2. Your pay isn’t keeping up.

You’ve asked for a raise but were told to hang in there . . . three years ago (!). The waiting game is growing old. Now that you’ve done the research and know you can earn more at another firm, resentment is building about being underpaid.

3. Your talents aren’t being tapped.

You started your job fired up about tapping into your skills, but instead you’re so bogged down in daily tasks that you never have opportunities to leverage your talents. When you’ve asked to apply them, managers say they’ll keep you in mind, but nothing ever materializes.

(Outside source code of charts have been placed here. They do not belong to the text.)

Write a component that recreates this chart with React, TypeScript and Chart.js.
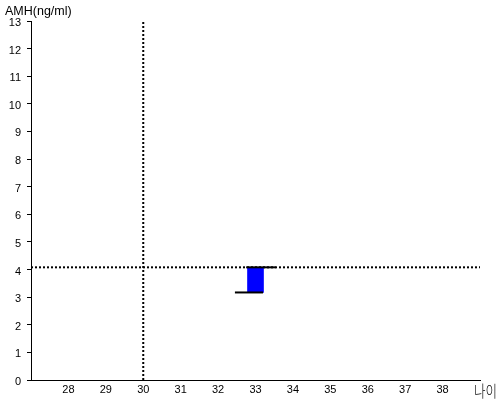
import React, { useEffect, useRef } from "react";
import { Chart, registerables } from "chart.js";

Chart.register(...registerables);

const xTicks = [28, 29, 30, 31, 32, 33, 34, 35, 36, 37, 38];
const xMin = 27;
const xMax = 39;
const yMin = 0;
const yMax = 13;
const yTitle = "AMH(ng/ml)";
const xTitle = "나이";

const refAge = 30;
const refAmh = 4.08;

const barAge = 33;
const barLow = 3.17;
const barHigh = 4.08;

const topLineX = [32.75, 33.54];
const bottomLineX = [32.45, 33.2];

const FONT = "'Liberation Sans', Arial, 'Noto Sans CJK KR', sans-serif";
const KFONT = "'Noto Sans CJK KR', 'Liberation Sans', sans-serif";

const titlePlugin = {
  id: "titles",
  afterDraw(chart: any) {
    const ctx = chart.ctx;
    ctx.save();
    ctx.fillStyle = "#000";
    ctx.textBaseline = "alphabetic";
    ctx.textAlign = "left";
    ctx.font = `12.5px ${FONT}`;
    ctx.fillText(yTitle, 5, 15);
    ctx.font = `300 16px ${KFONT}`;
    const w = ctx.measureText(xTitle).width;
    const sx = 23 / w;
    ctx.translate(474, 397);
    ctx.scale(sx, 1);
    ctx.fillText(xTitle, 0, 0);
    ctx.restore();
  },
};

export default function App() {
  const ref = useRef<HTMLCanvasElement>(null);
  useEffect(() => {
    document.body.style.margin = "0";
    const canvas = ref.current!;
    const chart = new Chart(canvas, {
      type: "line",
      data: {
        datasets: [
          {
            type: "line",
            data: topLineX.map((x) => ({ x, y: barHigh })),
            borderColor: "#000",
            borderWidth: 2,
            pointRadius: 0,
            order: 0,
          },
          {
            type: "line",
            data: bottomLineX.map((x) => ({ x, y: barLow })),
            borderColor: "#000",
            borderWidth: 2,
            pointRadius: 0,
            order: 0,
          },
          {
            type: "bar",
            data: [{ x: barAge, y: [barLow, barHigh] }] as any,
            backgroundColor: "#0000ff",
            borderWidth: 0,
            barThickness: 16,
            order: 1,
          },
          {
            type: "line",
            data: [
              { x: xMin, y: refAmh },
              { x: xMax, y: refAmh },
            ],
            borderColor: "#000",
            borderWidth: 2,
            borderDash: [2, 2],
            pointRadius: 0,
            order: 2,
          },
          {
            type: "line",
            data: [
              { x: refAge, y: yMin },
              { x: refAge, y: yMax },
            ],
            borderColor: "#000",
            borderWidth: 2,
            borderDash: [2, 2],
            pointRadius: 0,
            order: 2,
          },
        ] as any,
      },
      options: {
        responsive: false,
        animation: false,
        layout: { padding: { left: 0, right: 20, top: 21, bottom: 0 } },
        plugins: { legend: { display: false }, tooltip: { enabled: false } },
        scales: {
          x: {
            type: "linear",
            min: xMin,
            max: xMax,
            offset: false,
            afterBuildTicks(scale: any) {
              scale.ticks = xTicks.map((v) => ({ value: v }));
            },
            afterFit(scale: any) {
              scale.height = 20;
            },
            grid: { display: false, drawTicks: false, tickLength: 0 },
            border: { display: true, color: "#000", width: 1 },
            ticks: {
              color: "#000",
              padding: 3,
              maxRotation: 0,
              font: { size: 11, family: FONT },
            },
          },
          y: {
            type: "linear",
            min: yMin,
            max: yMax,
            afterFit(scale: any) {
              scale.width = 31;
            },
            grid: {
              display: true,
              drawOnChartArea: false,
              drawTicks: true,
              tickLength: 4,
              color: "#000",
            },
            border: { display: true, color: "#000", width: 1 },
            ticks: {
              stepSize: 1,
              color: "#000",
              padding: 6,
              labelOffset: 2,
              font: { size: 11, family: FONT },
            },
          },
        },
      },
      plugins: [titlePlugin],
    });
    return () => chart.destroy();
  }, []);
  return <canvas ref={ref} width={500} height={400} />;
}
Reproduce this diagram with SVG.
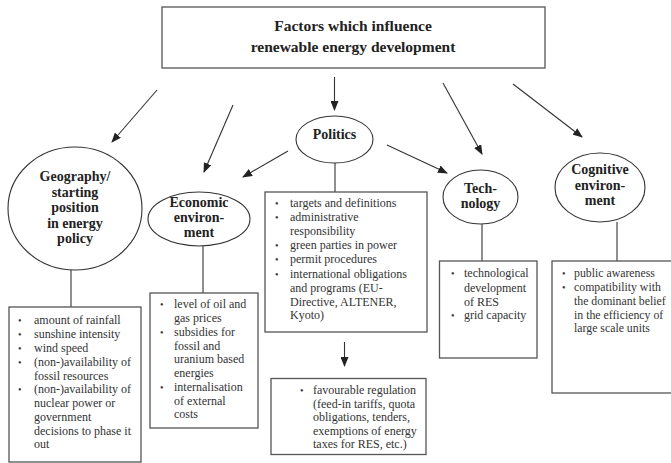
<svg xmlns="http://www.w3.org/2000/svg" width="671" height="463" viewBox="0 0 671 463">
<defs>
<marker id="ah" markerWidth="10" markerHeight="8" refX="9" refY="4" orient="auto" markerUnits="userSpaceOnUse">
<path d="M0,0 L10,4 L0,8 Z" fill="#222"/>
</marker>
<style>
.box{fill:#fff;stroke:#555;stroke-width:1.3}
.ell{fill:#fff;stroke:#333;stroke-width:1.1}
.ln{stroke:#333;stroke-width:1.1;fill:none}
.ar{stroke:#333;stroke-width:1.1;fill:none;marker-end:url(#ah)}
.h{font-family:"Liberation Serif","Times New Roman",serif;font-weight:bold;font-size:14px;fill:#222;text-anchor:middle}
.t{font-family:"Liberation Serif","Times New Roman",serif;font-size:12px;fill:#333}
.b{font-family:"Liberation Serif","Times New Roman",serif;font-size:10px;fill:#333}
</style>
</defs>
<rect width="671" height="463" fill="#fff"/>
<g id="connectors">
<line class="ar" x1="157" y1="90" x2="112" y2="142"/>
<line class="ar" x1="233" y1="105" x2="204" y2="172"/>
<line class="ar" x1="334.5" y1="77" x2="334.5" y2="110"/>
<line class="ar" x1="443" y1="83" x2="482" y2="154"/>
<line class="ar" x1="513" y1="84" x2="582" y2="137"/>
<line class="ar" x1="288" y1="151" x2="243" y2="177"/>
<line class="ar" x1="387" y1="145" x2="447" y2="173"/>
<line class="ln" x1="71" y1="270" x2="71" y2="307"/>
<line class="ln" x1="203" y1="246" x2="203" y2="293"/>
<line class="ln" x1="335" y1="163" x2="335" y2="192"/>
<line class="ln" x1="482" y1="224" x2="482" y2="261"/>
<line class="ln" x1="617" y1="222" x2="617" y2="261"/>
<line class="ar" x1="344.5" y1="342" x2="344.5" y2="366"/>
</g>
<g id="title">
<rect class="box" x="162" y="7" width="383" height="61"/>
<text class="h" style="font-size:15.5px" x="353" y="31">Factors which influence</text>
<text class="h" style="font-size:15.5px" x="353" y="52">renewable energy development</text>
</g>
<g id="politics">
<ellipse class="ell" cx="334.5" cy="139.5" rx="38.5" ry="23.5"/>
<text class="h" x="334.5" y="139">Politics</text>
</g>
<g id="geography">
<ellipse class="ell" cx="75" cy="208.5" rx="67" ry="61.5"/>
<text class="h" x="75" y="181">Geography/</text>
<text class="h" x="75" y="196.5">starting</text>
<text class="h" x="75" y="212">position</text>
<text class="h" x="75" y="227.5">in energy</text>
<text class="h" x="75" y="243">policy</text>
</g>
<g id="economic">
<ellipse class="ell" cx="199" cy="219" rx="51" ry="27"/>
<text class="h" x="199" y="207">Economic</text>
<text class="h" x="199" y="222">environ-</text>
<text class="h" x="199" y="237">ment</text>
</g>
<g id="technology">
<ellipse class="ell" cx="480.5" cy="197" rx="37.5" ry="27"/>
<text class="h" x="480.5" y="193">Tech-</text>
<text class="h" x="480.5" y="208">nology</text>
</g>
<g id="cognitive">
<ellipse class="ell" cx="600" cy="187.5" rx="45" ry="34.5"/>
<text class="h" x="600" y="174">Cognitive</text>
<text class="h" x="600" y="190">environ-</text>
<text class="h" x="600" y="205">ment</text>
</g>
<g id="geo-box">
<rect class="box" x="9" y="307" width="132" height="155"/>
<g class="b"><text x="18" y="324">•</text><text x="18" y="338">•</text><text x="18" y="352">•</text><text x="18" y="366">•</text><text x="18" y="393">•</text></g>
<g class="t">
<text x="34" y="324">amount of rainfall</text>
<text x="34" y="338">sunshine intensity</text>
<text x="34" y="352">wind speed</text>
<text x="34" y="366">(non-)availability of</text>
<text x="34" y="379.5">fossil resources</text>
<text x="34" y="393">(non-)availability of</text>
<text x="34" y="407">nuclear power or</text>
<text x="34" y="421">government</text>
<text x="34" y="435">decisions to phase it</text>
<text x="34" y="448">out</text>
</g>
</g>
<g id="econ-box">
<rect class="box" x="150" y="293" width="108" height="135"/>
<g class="b"><text x="160" y="308">•</text><text x="160" y="336">•</text><text x="160" y="391">•</text></g>
<g class="t">
<text x="174" y="308">level of oil and</text>
<text x="174" y="322">gas prices</text>
<text x="174" y="336">subsidies for</text>
<text x="174" y="349.5">fossil and</text>
<text x="174" y="363">uranium based</text>
<text x="174" y="377">energies</text>
<text x="174" y="391">internalisation</text>
<text x="174" y="404.5">of external</text>
<text x="174" y="418">costs</text>
</g>
</g>
<g id="politics-box">
<rect class="box" x="265" y="192" width="162" height="140"/>
<g class="b"><text x="275" y="207">•</text><text x="275" y="221">•</text><text x="275" y="249">•</text><text x="275" y="263">•</text><text x="275" y="278">•</text></g>
<g class="t">
<text x="290" y="207">targets and definitions</text>
<text x="290" y="221">administrative</text>
<text x="290" y="235">responsibility</text>
<text x="290" y="249">green parties in power</text>
<text x="290" y="263">permit procedures</text>
<text x="290" y="278">international obligations</text>
<text x="290" y="292">and programs (EU-</text>
<text x="290" y="306">Directive, ALTENER,</text>
<text x="290" y="319">Kyoto)</text>
</g>
</g>
<g id="regulation-box">
<rect class="box" x="271" y="378.5" width="155" height="76"/>
<text class="b" x="300" y="394">•</text>
<g class="t">
<text x="313" y="394">favourable regulation</text>
<text x="313" y="407.5">(feed-in tariffs, quota</text>
<text x="313" y="421">obligations, tenders,</text>
<text x="313" y="434.5">exemptions of energy</text>
<text x="313" y="448">taxes for RES, etc.)</text>
</g>
</g>
<g id="tech-box">
<rect class="box" x="439.5" y="261" width="97.5" height="97"/>
<g class="b"><text x="451" y="277">•</text><text x="451" y="319">•</text></g>
<g class="t">
<text x="464" y="277">technological</text>
<text x="464" y="292">development</text>
<text x="464" y="306">of RES</text>
<text x="464" y="319">grid capacity</text>
</g>
</g>
<g id="cognitive-box">
<rect class="box" x="552" y="261" width="125" height="132"/>
<g class="b"><text x="562" y="277">•</text><text x="562" y="291">•</text></g>
<g class="t" style="font-size:11.8px">
<text x="574" y="277">public awareness</text>
<text x="574" y="291">compatibility with</text>
<text x="574" y="305">the dominant belief</text>
<text x="574" y="318.5">in the efficiency of</text>
<text x="574" y="332">large scale units</text>
</g>
</g>
</svg>
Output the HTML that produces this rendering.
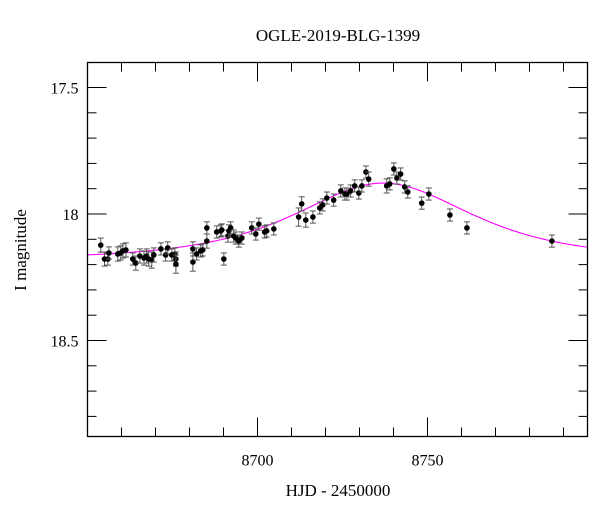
<!DOCTYPE html>
<html><head><meta charset="utf-8"><style>
html,body{margin:0;padding:0;background:#fff;}
svg{display:block;font-family:"Liberation Serif",serif;}
</style></head><body>
<svg id="chart" width="600" height="512" viewBox="0 0 600 512" xmlns="http://www.w3.org/2000/svg">
<text x="338" y="41" font-size="17" text-anchor="middle">OGLE-2019-BLG-1399</text>
<text x="0" y="0" font-size="17" text-anchor="middle" transform="translate(26,250) rotate(-90)">I magnitude</text>
<text x="338" y="496" font-size="17" text-anchor="middle">HJD - 2450000</text>
<g id="ticks"></g>
<g id="curve"></g>
<g id="pts"></g>
<rect x="87.5" y="62.5" width="500" height="374" fill="none" stroke="#000" stroke-width="1.3"/>
</svg>
<script>
const times = [8653.9,8655.0,8656.0,8656.3,8658.9,8659.8,8660.4,8661.3,8663.3,8664.2,8665.4,8666.6,8667.4,8668.0,8668.9,8669.5,8671.6,8673.0,8673.6,8674.8,8675.7,8676.0,8676.0,8681.0,8681.0,8682.1,8683.3,8683.9,8685.1,8685.1,8688.0,8689.2,8689.5,8690.1,8691.3,8691.6,8692.1,8693.0,8693.6,8694.5,8695.4,8698.3,8699.5,8700.4,8702.1,8702.7,8704.8,8712.1,8713.0,8714.2,8716.3,8718.3,8719.2,8720.4,8722.4,8724.5,8725.7,8726.3,8727.4,8728.6,8729.8,8730.7,8731.9,8732.7,8738.0,8738.9,8740.1,8741.0,8742.1,8743.3,8744.2,8748.3,8750.4,8756.6,8761.6,8786.6];
const mags = [18.123,18.178,18.178,18.154,18.158,18.154,18.146,18.142,18.178,18.194,18.166,18.174,18.166,18.178,18.182,18.162,18.138,18.162,18.134,18.162,18.158,18.178,18.198,18.190,18.138,18.158,18.146,18.142,18.107,18.055,18.071,18.067,18.063,18.178,18.087,18.067,18.055,18.087,18.095,18.107,18.095,18.055,18.079,18.040,18.071,18.067,18.059,18.012,17.960,18.024,18.012,17.976,17.964,17.937,17.945,17.909,17.921,17.921,17.909,17.889,17.917,17.889,17.834,17.862,17.889,17.881,17.822,17.858,17.842,17.893,17.913,17.957,17.921,18.004,18.055,18.107];
const errs = [0.028,0.028,0.024,0.024,0.028,0.028,0.028,0.028,0.024,0.028,0.028,0.028,0.028,0.028,0.032,0.028,0.024,0.024,0.024,0.024,0.024,0.028,0.036,0.036,0.028,0.024,0.024,0.024,0.028,0.024,0.024,0.024,0.024,0.024,0.024,0.024,0.024,0.024,0.024,0.024,0.024,0.024,0.024,0.024,0.024,0.024,0.024,0.036,0.028,0.028,0.024,0.024,0.024,0.024,0.024,0.024,0.024,0.024,0.024,0.024,0.024,0.024,0.024,0.028,0.028,0.024,0.024,0.024,0.024,0.024,0.024,0.024,0.024,0.024,0.024,0.024];
const xTickLabels = [8700, 8750];
const yTickLabels = ["17.5", "18", "18.5"];
const model = {t0: 8737, u0: 1.03, tE: 30.9, base: 18.18};

const X0=87.5, X1=587.5, Y0=62.5, Y1=436.5;
const tMin=8650, tMax=8650+500/3.4;
const mMin=17.5-25/253, mMax=17.5-25/253+374/253;
const xs = t => X0 + (t - tMin) / (tMax - tMin) * (X1 - X0);
const ys = m => Y0 + (m - mMin) / (mMax - mMin) * (Y1 - Y0);
const NS = "http://www.w3.org/2000/svg";
function mk(tag, attrs, parent){const e=document.createElementNS(NS,tag);for(const k in attrs)e.setAttribute(k,attrs[k]);parent.appendChild(e);return e;}

const tg = document.getElementById('ticks');
for (let t = 8660; t < tMax; t += 10) {
  const major = (t % 50 === 0);
  const L = major ? 19 : 9, x = xs(t);
  const a = mk('line',{x1:x,y1:Y1,x2:x,y2:Y1-L,stroke:'#000','stroke-width':1},tg);
  
  
  const b = mk('line',{x1:x,y1:Y0,x2:x,y2:Y0+L,stroke:'#000','stroke-width':1},tg);
  
  
}
xTickLabels.forEach(v => {
  const tx = mk('text',{x:xs(v),y:Y1+29,'font-size':16,'text-anchor':'middle'},tg);
  tx.textContent = v;
  
  
});
for (let i = 5; i <= 18; i++) {
  const m = 17 + i * 0.1;
  if (m > mMax) break;
  const major = (i % 5 === 0);
  const L = major ? 19 : 9, y = ys(m);
  const a = mk('line',{x1:X0,y1:y,x2:X0+L,y2:y,stroke:'#000','stroke-width':1},tg);
  
  
  const b = mk('line',{x1:X1,y1:y,x2:X1-L,y2:y,stroke:'#000','stroke-width':1},tg);
  
  
}
yTickLabels.forEach(s => {
  const tx = mk('text',{x:X0-9,y:ys(parseFloat(s))+6,'font-size':16,'text-anchor':'end'},tg);
  tx.textContent = s;
  
  
});

function modelMag(t){
  const u = Math.sqrt(model.u0*model.u0 + Math.pow((t-model.t0)/model.tE,2));
  const A = (u*u+2)/(u*Math.sqrt(u*u+4));
  return model.base - 2.5*Math.log10(A);
}
let d = '';
for (let t = tMin; t <= tMax; t += 0.5) d += (d ? 'L' : 'M') + xs(t).toFixed(2) + ',' + ys(modelMag(t)).toFixed(2);
const cp = mk('path',{d:d,fill:'none',stroke:'#ff00ff','stroke-width':1.1},document.getElementById('curve'));



const pg = document.getElementById('pts');
times.forEach((t,i) => {
  const x = xs(t), y = ys(mags[i]), yt = ys(mags[i]-errs[i]), yb = ys(mags[i]+errs[i]);
  const g = mk('g',{},pg);
  
  
  mk('line',{x1:x,y1:yt,x2:x,y2:yb,stroke:'#555','stroke-width':1},g);
  mk('line',{x1:x-3,y1:yt,x2:x+3,y2:yt,stroke:'#555','stroke-width':1},g);
  mk('line',{x1:x-3,y1:yb,x2:x+3,y2:yb,stroke:'#555','stroke-width':1},g);
  mk('circle',{cx:x,cy:y,r:2.8,fill:'#000'},g);
});
</script>
</body></html>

4. Other jobs look exciting.

It’s getting harder not to daydream about other opportunities. You envy your friend who attends interesting professional conferences and another whose job allows her to work with the latest technologies. Just reading job ads makes you ponder the possibilities of moving on.

5. You’ve tried talking to your boss to no avail.

The frustrations you have with your job simply aren’t getting better, despite addressing your concerns multiple times with your manager. You’re stuck using buggy software, you get bombarded with unnecessary last-minute requests and remain seated next to an inconsiderate colleague. It’s like you’ve never even asked your boss for help.

If you’re nodding your head to these signs, it may be time to walk. One word of caution, though: If you’re relatively happy, don’t be overly swayed by a strong job environment, as market conditions can change within months, and tenure has its value if you’re producing solid results. Always do what you can first to salvage your current job before you leap. Learning how to manage up in difficult situations is a crucial skill you will likely need wherever you are. And regardless of your decision, taking control of the reins of your career will be liberating.

If you’ve tried virtually every avenue to make your current job work with no significant improvement, however, this could be the moment for change, knowing you’re ready for a new chapter of empowerment, confidence and happiness.